The teams now head to France this weekend where a huge home crowd with undoubtedly inspire Ferrandis and Paturel to try and challenge Herlings in MX2 and Paulin, Febvre to give Gajser a run for his money in the 450s. It should be another cracking round of MXGP!

MX2 Overall Top Ten: 1. Jeffrey Herlings (NED, KTM), 50 points; 2. Benoit Paturel (FRA, YAM), 40 p.; 3. Pauls Jonass (LAT, KTM), 40 p.; 4. Dylan Ferrandis (FRA, KAW), 38 p.; 5. Aleksandr Tonkov (RUS, YAM), 30 p.; 6. Brian Bogers (NED, KTM), 29 p.; 7. Jeremy Seewer (SUI, SUZ), 28 p.; 8. Samuele Bernardini (ITA, TM), 25 p.; 9. Michele Cervellin (ITA, HON), 25 p.; 10. Max Anstie (GBR, HUS), 22 p.

MX2 Championship Top Ten: 1. Jeffrey Herlings (NED, KTM), 447 points; 2. Jeremy Seewer (SUI, SUZ), 325 p.; 3. Pauls Jonass (LAT, KTM), 300 p.; 4. Benoit Paturel (FRA, YAM), 251 p.; 5. Aleksandr Tonkov (RUS, YAM), 240 p.; 6. Petar Petrov (BUL, KAW), 210 p.; 7. Max Anstie (GBR, HUS), 205 p.; 8. Samuele Bernardini (ITA, TM), 204 p.; 9. Dylan Ferrandis (FRA, KAW), 200 p.; 10. Vsevolod Brylyakov (RUS, KAW), 197 p.

MXGP Overall Top Ten: 1. Tim Gajser (SLO, HON), 50 points; 2. Maximilian Nagl (GER, HUS), 44 p.; 3. Gautier Paulin (FRA, HON), 38 p.; 4. Clement Desalle (BEL, KAW), 35 p.; 5. Evgeny Bobryshev (RUS, HON), 31 p.; 6. Romain Febvre (FRA, YAM), 30 p.; 7. Antonio Cairoli (ITA, KTM), 28 p.; 8. Jeremy Van Horebeek (BEL, YAM), 27 p.; 9. Valentin Guillod (SUI, YAM), 27 p.; 10. Shaun Simpson (GBR, KTM), 21 p.
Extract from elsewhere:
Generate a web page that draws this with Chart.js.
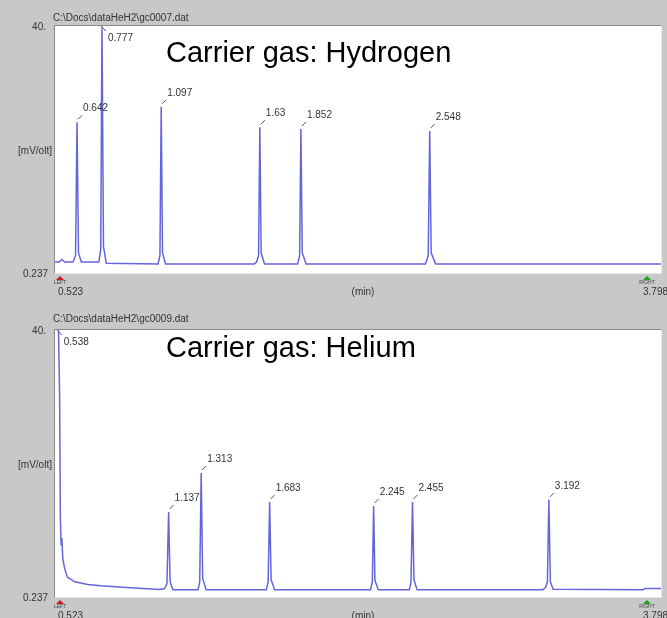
<!DOCTYPE html>
<html>
<head>
<meta charset="utf-8">
<script src="https://cdn.jsdelivr.net/npm/chart.js@4.4.1/dist/chart.umd.min.js"></script>
<style>
  html, body { margin: 0; padding: 0; background: #c8c8c8; }
  body { width: 667px; height: 618px; position: relative; overflow: hidden; }
  canvas { position: absolute; left: 0; }
  #c1 { top: 0; }
  #c2 { top: 300px; }
</style>
</head>
<body>
<canvas id="c1" width="667" height="300"></canvas>
<canvas id="c2" width="667" height="318"></canvas>
<script>
// ---- Data ----
const xRange = [0.523, 3.798];          // min
const yRange = [0.237, 40];             // mV/olt
const xTickLabels = ['0.523', '3.798'];
const yTickLabels = ['40.', '0.237'];
const yAxisLabel = '[mV/olt]';
const xAxisLabel = '(min)';

const h2File = 'C:\\Docs\\dataHeH2\\gc0007.dat';
const heFile = 'C:\\Docs\\dataHeH2\\gc0009.dat';
const h2Title = 'Carrier gas: Hydrogen';
const heTitle = 'Carrier gas: Helium';

// Hydrogen trace (time in min, signal in mV)
const h2Times = [0.523, 0.545, 0.560, 0.575, 0.620, 0.634, 0.642, 0.650, 0.665,
  0.760, 0.770, 0.777, 0.785, 0.800, 1.080, 1.090, 1.097, 1.104, 1.120,
  1.600, 1.612, 1.623, 1.630, 1.637, 1.655, 1.834, 1.845, 1.852, 1.859, 1.880,
  2.525, 2.540, 2.548, 2.556, 2.580, 3.798];
const h2Signal = [2.0, 2.0, 2.4, 2.0, 2.0, 3.0, 24.5, 3.5, 2.0,
  2.0, 4.0, 40.0, 4.5, 1.8, 1.7, 3.0, 27.0, 3.5, 1.7,
  1.7, 2.0, 3.0, 23.7, 3.5, 1.7, 1.7, 3.0, 23.4, 3.5, 1.7,
  1.7, 3.0, 23.1, 3.5, 1.7, 1.7];
const h2PeakTimes = [0.642, 0.777, 1.097, 1.63, 1.852, 2.548];
const h2PeakHeights = [24.5, 40.0, 27.0, 23.7, 23.4, 23.1];
const h2PeakLabels = ['0.642', '0.777', '1.097', '1.63', '1.852', '2.548'];

// Helium trace
const heTimes = [0.534, 0.542, 0.548, 0.552, 0.556, 0.560, 0.565, 0.575, 0.590,
  0.630, 0.700, 0.770, 0.930, 1.090, 1.115, 1.128, 1.137, 1.145, 1.160,
  1.296, 1.305, 1.313, 1.321, 1.340, 1.665, 1.675, 1.683, 1.691, 1.710,
  2.228, 2.238, 2.245, 2.252, 2.270, 2.438, 2.447, 2.455, 2.463, 2.480,
  3.160, 3.175, 3.184, 3.192, 3.200, 3.215, 3.700, 3.710, 3.798];
const heSignal = [40.0, 40.0, 30.0, 12.0, 8.0, 9.0, 6.0, 4.5, 3.2,
  2.5, 2.1, 1.9, 1.6, 1.35, 1.5, 2.2, 12.9, 2.5, 1.3,
  1.3, 2.5, 18.7, 3.0, 1.3, 1.3, 2.5, 14.4, 2.8, 1.3,
  1.3, 2.5, 13.8, 2.7, 1.3, 1.3, 2.5, 14.4, 2.8, 1.3,
  1.3, 1.7, 2.5, 14.7, 2.5, 1.4, 1.3, 1.5, 1.5];
const hePeakTimes = [0.538, 1.137, 1.313, 1.683, 2.245, 2.455, 3.192];
const hePeakHeights = [40.0, 12.9, 18.7, 14.4, 13.8, 14.4, 14.7];
const hePeakLabels = ['0.538', '1.137', '1.313', '1.683', '2.245', '2.455', '3.192'];

// ---- Drawing ----
const LINE_COLOR = '#6464dc';
const TEXT_COLOR = '#333333';
const SMALL_FONT = '10px "Liberation Sans", Arial, sans-serif';

function pts(xs, ys) { return xs.map((x, i) => ({ x: x, y: ys[i] })); }

function decorPlugin(cfg) {
  return {
    id: 'decor',
    beforeDraw(chart) {
      const ctx = chart.ctx, a = chart.chartArea;
      ctx.save();
      ctx.fillStyle = '#c8c8c8';
      ctx.fillRect(0, 0, chart.width, chart.height);
      ctx.fillStyle = '#ffffff';
      ctx.fillRect(a.left, a.top, a.right - a.left, a.bottom - a.top);
      // sunken frame
      ctx.strokeStyle = '#8c8c8c';
      ctx.lineWidth = 1;
      ctx.beginPath();
      ctx.moveTo(a.left - 0.5, a.bottom);
      ctx.lineTo(a.left - 0.5, a.top - 0.5);
      ctx.lineTo(a.right, a.top - 0.5);
      ctx.stroke();
      ctx.strokeStyle = '#e8e8e8';
      ctx.beginPath();
      ctx.moveTo(a.left, a.bottom + 0.5);
      ctx.lineTo(a.right + 0.5, a.bottom + 0.5);
      ctx.lineTo(a.right + 0.5, a.top);
      ctx.stroke();
      ctx.restore();
    },
    afterDraw(chart) {
      const ctx = chart.ctx, a = chart.chartArea;
      const xs = chart.scales.x, ys = chart.scales.y;
      ctx.save();
      ctx.fillStyle = TEXT_COLOR;
      ctx.font = SMALL_FONT;
      ctx.textBaseline = 'middle';
      // file name
      ctx.textAlign = 'left';
      ctx.fillText(cfg.file, a.left - 2, a.top - cfg.fileGap);
      // y tick labels
      ctx.textAlign = 'right';
      ctx.fillText(yTickLabels[0], a.left - 9, ys.getPixelForValue(yRange[1]) + 1);
      ctx.fillText(yTickLabels[1], a.left - 7, ys.getPixelForValue(yRange[0]) + 1);
      ctx.textAlign = 'center';
      ctx.fillText(yAxisLabel, 35, (a.top + a.bottom) / 2 + 2);
      // x labels
      ctx.textAlign = 'left';
      const lx = xs.getPixelForValue(xRange[0]) + 5;
      const rx = xs.getPixelForValue(xRange[1]) - 16;
      ctx.fillText(xTickLabels[0], lx - 2, a.bottom + 19);
      ctx.fillText(xTickLabels[1], rx - 2, a.bottom + 19);
      ctx.textAlign = 'center';
      ctx.fillText(xAxisLabel, (a.left + a.right) / 2 + 5, a.bottom + 19);
      // markers
      function marker(x, color, txt) {
        const y = a.bottom + 3;
        ctx.fillStyle = color;
        ctx.beginPath();
        ctx.moveTo(x, y);
        ctx.lineTo(x - 4, y + 4);
        ctx.lineTo(x + 4, y + 4);
        ctx.closePath();
        ctx.fill();
        ctx.fillStyle = '#444';
        ctx.font = '5px "Liberation Sans", Arial, sans-serif';
        ctx.textAlign = 'center';
        ctx.fillText(txt, x, y + 7);
      }
      marker(lx, '#d01818', 'LEFT');
      marker(rx + 2, '#18a018', 'RIGHT');
      // peak labels
      ctx.font = SMALL_FONT;
      ctx.strokeStyle = '#555';
      ctx.lineWidth = 1;
      cfg.peakTimes.forEach((t, i) => {
        const px = xs.getPixelForValue(t);
        let py = ys.getPixelForValue(cfg.peakHeights[i]);
        ctx.fillStyle = TEXT_COLOR;
        ctx.textAlign = 'left';
        if (py <= a.top + 2) {
          py = a.top;
          ctx.beginPath();
          ctx.moveTo(px + 1, py + 2);
          ctx.lineTo(px + 4, py + 5);
          ctx.stroke();
          ctx.fillText(cfg.peakLabels[i], px + 6, py + 12);
        } else {
          ctx.beginPath();
          ctx.moveTo(px + 1, py - 3);
          ctx.lineTo(px + 5, py - 7);
          ctx.stroke();
          ctx.fillText(cfg.peakLabels[i], px + 6, py - 14);
        }
      });
      // big title
      ctx.fillStyle = '#000';
      ctx.font = '29px "Liberation Sans", Arial, sans-serif';
      ctx.textAlign = 'left';
      ctx.textBaseline = 'alphabetic';
      ctx.fillText(cfg.title, 166, cfg.titleBaseline);
      ctx.restore();
    }
  };
}

function makeChart(id, times, signal, cfg, padding) {
  return new Chart(document.getElementById(id), {
    type: 'scatter',
    data: {
      datasets: [{
        data: pts(times, signal),
        showLine: true,
        borderColor: LINE_COLOR,
        borderWidth: 1.5,
        pointRadius: 0,
        tension: 0,
        fill: false
      }]
    },
    options: {
      responsive: false,
      animation: false,
      events: [],
      layout: { padding: padding },
      plugins: { legend: { display: false }, tooltip: { enabled: false } },
      scales: {
        x: { type: 'linear', min: xRange[0], max: xRange[1], display: false },
        y: { type: 'linear', min: yRange[0], max: yRange[1], display: false }
      }
    },
    plugins: [decorPlugin(cfg)]
  });
}

makeChart('c1', h2Times, h2Signal, {
  file: h2File, title: h2Title, titleBaseline: 62, fileGap: 8,
  peakTimes: h2PeakTimes, peakHeights: h2PeakHeights, peakLabels: h2PeakLabels
}, { left: 55, right: 6, top: 26, bottom: 27 });

makeChart('c2', heTimes, heSignal, {
  file: heFile, title: heTitle, titleBaseline: 57, fileGap: 11,
  peakTimes: hePeakTimes, peakHeights: hePeakHeights, peakLabels: hePeakLabels
}, { left: 55, right: 6, top: 30, bottom: 21 });
</script>
</body>
</html>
MXGP Championship Top Ten: 1. Tim Gajser (SLO, HON), 385 points; 2. Romain Febvre (FRA, YAM), 361 p.; 3. Antonio Cairoli (ITA, KTM), 338 p.; 4. Maximilian Nagl (GER, HUS), 317 p.; 5. Evgeny Bobryshev (RUS, HON), 295 p.; 6. Jeremy Van Horebeek (BEL, YAM), 274 p.; 7. Shaun Simpson (GBR, KTM), 210 p.; 8. Kevin Strijbos (BEL, SUZ), 204 p.; 9. Valentin Guillod (SUI, YAM), 180 p.; 10. Glenn Coldenhoff (NED, KTM), 156 p.